You know what it says. You know what soldiers do. In every war, without the conscience of mothers and sisters at their shoulders. To other mothers and sisters, to other men. You know about the experiment at Stanford that had to be cancelled after six days due to the inhumanity of the students playing guards. You've read Lord of the Flies back when you were young enough to think it was a warning from the teacher not to, I don't know, drop out or something.

But as it turns out, dropping out of high school is nothing (as insufficient a rebellion as taping together pages, pretending you don't know what you know). We never can opt out, drop out, of our humanity, a species and state of being to which we are consigned for good.

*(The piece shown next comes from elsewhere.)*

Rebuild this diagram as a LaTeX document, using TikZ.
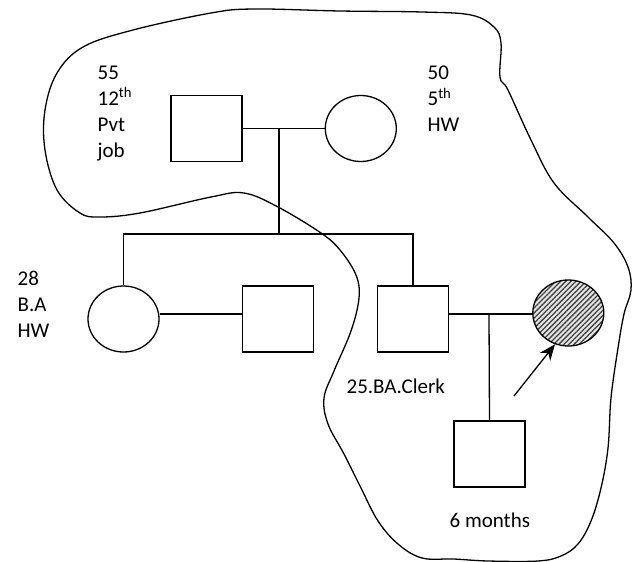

That's what the teacher meant. So we are not these soldiers and yet.

The soldiers threw candy out of their jeeps. But I've read Svoboda's book, and all I can imagine after the candy is the soldiers running over the hands of those who reach for it. Of course this is unfair. There are a few bad people and many good people, at war and at peace. At Abu Ghraib. At Vietnam. In every trench in time. On both sides.

Besides that, as Terese Svoboda points out in this book about her uncle, who was an MP prison guard in post-war Japan, who unravels at the unveiling of the news of Abu Ghraib from a healthy older man to a wreck of post-traumatic stress, to a clanging haunted house of echoes, from a tall-tale teller to a whisperer of hints of hangings to a suicide, we do “pay for the terror and torture with the minds of our soldiers.”

And they are all our sons and daughters after all, we their mothers, fathers, brothers, sisters. And we know that, we know who we are. We made them.


Liz Stephens is a doctoral candidate in nonfiction at Ohio University. She was a finalist for 2008's Annie Dillard Award in Creative Nonfiction.